**Data shown**

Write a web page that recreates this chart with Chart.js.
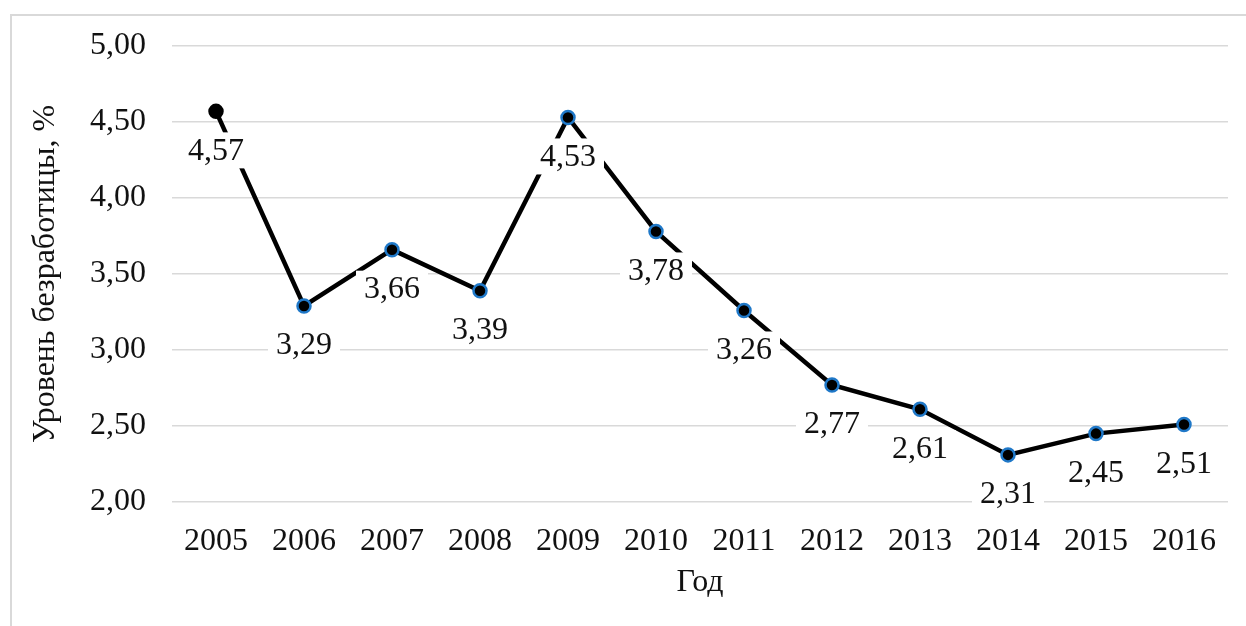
<!DOCTYPE html>
<html lang="ru">
<head>
<meta charset="utf-8">
<script src="https://cdn.jsdelivr.net/npm/chart.js@4"></script>
<style>
 html, body { margin: 0; padding: 0; background: #fff; overflow: hidden; }
 #frame { position: absolute; left: 10px; top: 14px; width: 1300px; height: 700px;
 border-top: 2px solid #d9d9d9; border-left: 2px solid #d9d9d9; }
 #wrap { position: absolute; left: 0; top: 0; width: 1246px; height: 626px; }
</style>
</head>
<body>
<div id="frame"></div>
<div id="wrap"><canvas id="chart"></canvas></div>
<script>
const years = ['2005', '2006', '2007', '2008', '2009', '2010', '2011', '2012', '2013', '2014', '2015', '2016'];
const unemployment = [4.57, 3.29, 3.66, 3.39, 4.53, 3.78, 3.26, 2.77, 2.61, 2.31, 2.45, 2.51];
const yTicks = [2.0, 2.5, 3.0, 3.5, 4.0, 4.5, 5.0];

const FONT = 'Liberation Serif, "Times New Roman", serif';
const SIZE = 32;
const fmt = v => v.toFixed(2).replace('.', ',');

// Excel-style value labels: white box under each point
const valueLabels = {
 id: 'valueLabels',
 afterDatasetsDraw(chart) {
 const { ctx } = chart;
 const meta = chart.getDatasetMeta(0);
 ctx.save();
 ctx.font = SIZE + 'px ' + FONT;
 ctx.textAlign = 'center';
 ctx.textBaseline = 'middle';
 meta.data.forEach((pt, i) => {
 const txt = fmt(unemployment[i]);
 const w = ctx.measureText(txt).width + 16;
 const h = 36;
 const y = pt.y + 39;
 ctx.fillStyle = '#fff';
 ctx.fillRect(pt.x - w / 2, y - h / 2, w, h);
 ctx.fillStyle = '#111';
 ctx.fillText(txt, pt.x, y + 1);
 });
 ctx.restore();
 }
};

new Chart(document.getElementById('chart'), {
 type: 'line',
 data: {
 labels: years,
 datasets: [{
 data: unemployment,
 borderColor: '#000',
 borderWidth: 4.5,
 pointRadius: 6.5,
 pointBorderWidth: 2.5,
 pointBackgroundColor: '#000',
 pointBorderColor: unemployment.map((v, i) => i === 0 ? '#000' : '#1f78c8'),
 tension: 0,
 fill: false,
 }],
 },
 options: {
 responsive: true,
 maintainAspectRatio: false,
 animation: false,
 layout: { padding: { left: 20, top: 46, right: 18, bottom: 0 } },
 plugins: {
 legend: { display: false },
 tooltip: { enabled: false },
 },
 scales: {
 x: {
 offset: true,
 grid: { display: false },
 border: { display: false },
 ticks: { color: '#111', font: { family: FONT, size: SIZE }, padding: 12, maxRotation: 0 },
 title: { display: true, text: 'Год', color: '#111', font: { family: FONT, size: SIZE }, padding: { top: 4, bottom: 24 } },
 afterFit: s => { s.height = 124; },
 },
 y: {
 min: 2,
 max: 5,
 afterBuildTicks: s => { s.ticks = yTicks.map(v => ({ value: v })); },
 grid: { color: '#d9d9d9', lineWidth: 1.5, drawTicks: false },
 border: { display: false },
 ticks: { color: '#111', font: { family: FONT, size: SIZE }, padding: 26, callback: v => fmt(v) },
 title: { display: true, text: 'Уровень безработицы, %', color: '#111', font: { family: FONT, size: SIZE }, padding: { top: 6, bottom: 0 } },
 afterFit: s => { s.width = 152; },
 },
 },
 },
 plugins: [valueLabels],
});
</script>
</body>
</html>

**Task prompt**
Copy all lines of the material above where the string "chart" occurs.

**Written reply**
Write a web page that recreates this chart with Chart.js.
<script src="https://cdn.jsdelivr.net/npm/chart.js@4"></script>
<div id="wrap"><canvas id="chart"></canvas></div>
 afterDatasetsDraw(chart) {
 const { ctx } = chart;
 const meta = chart.getDatasetMeta(0);
new Chart(document.getElementById('chart'), {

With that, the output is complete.